Monday, October 28, 2013

Bridging the Generations

The back cover of Letters From Ruby states “Not everything a young pastor needs to now can be taught in school” which sums up the first novel by Episcopal priest Adam Thomas quite well. As I work with many young ministers during my day job, I can attest to the truth of this statement and that much of what happens in ministry as well as any job must be experienced in real life. The main character, Calvin, quickly steps on toes and identifies the congregation’s official and unofficial leaders. Shortly after his arrival, Calvin experiences both the death of a parishioner as well as the birth and baptism of a new generation. Throughout his experiences in Victory, Calvin can count on his Morning Prayer ladies to guide him.

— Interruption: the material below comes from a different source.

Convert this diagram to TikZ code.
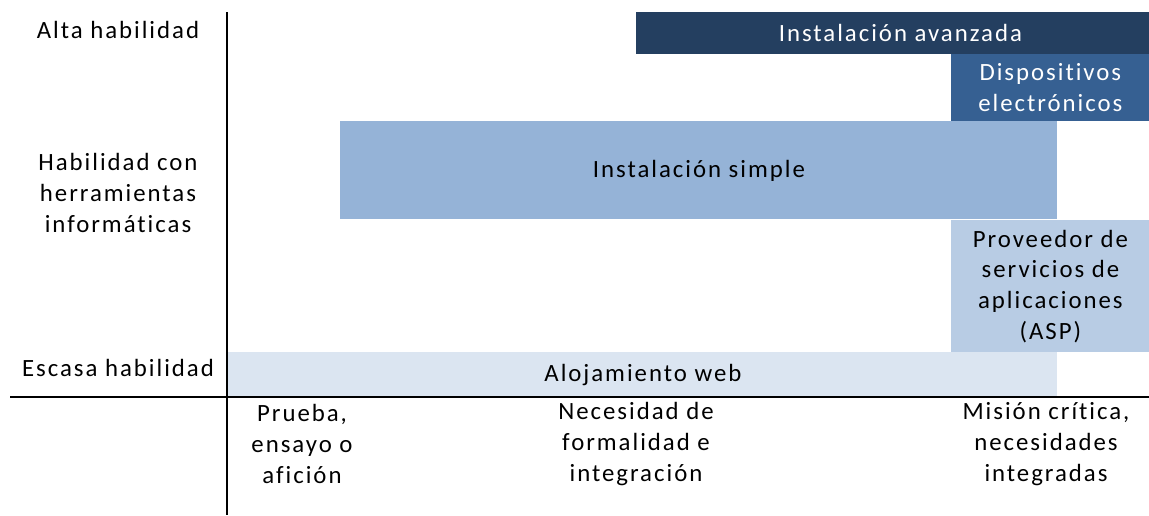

Thomas uses a variety of techniques to share Calvin’s adventures as a young priest as well as the story of Ruby and her husband. Calvin’s story begins in the present and then via flashback tells the story of his time in Victory, West Virginia when he first meets Ruby. His flashback is prompted by a letter from Ruby which, as the title indicates, appears regularly throughout the book. The juxtaposition of Calvin’s story and the letters give the reader almost the feeling of reading two stories at once yet the two techniques work together to tell an integrated story.

Some readers may be unfamiliar with various terms used in Letters from Ruby as it is set in an Episcopal church. Author, Adam Thomas, explains some unfamiliar terms and practices in passing, yet also expects readers to have some familiarity. Reading this book just may entice you to seek out a local Episcopal congregation to visit. Letters from Ruby shows how much different generations can learn from each other. As such, this book will appeal to individuals who enjoy a warm WWII romance and those who are looking for a more contemporary story as well. I hope to see more books from Adam Thomas in the future and perhaps even more about Calvin as he continues to grow in his ministry.

Disclosure of Material Connection: I received this book free from Abingdon Press. I was not required to write a positive review. The opinions I have expressed are my own. I am disclosing this in accordance with the Federal Trade Commission’s 16 CFR, Part 255: “Guides Concerning the Use of Endorsements and Testimonials in Advertising.”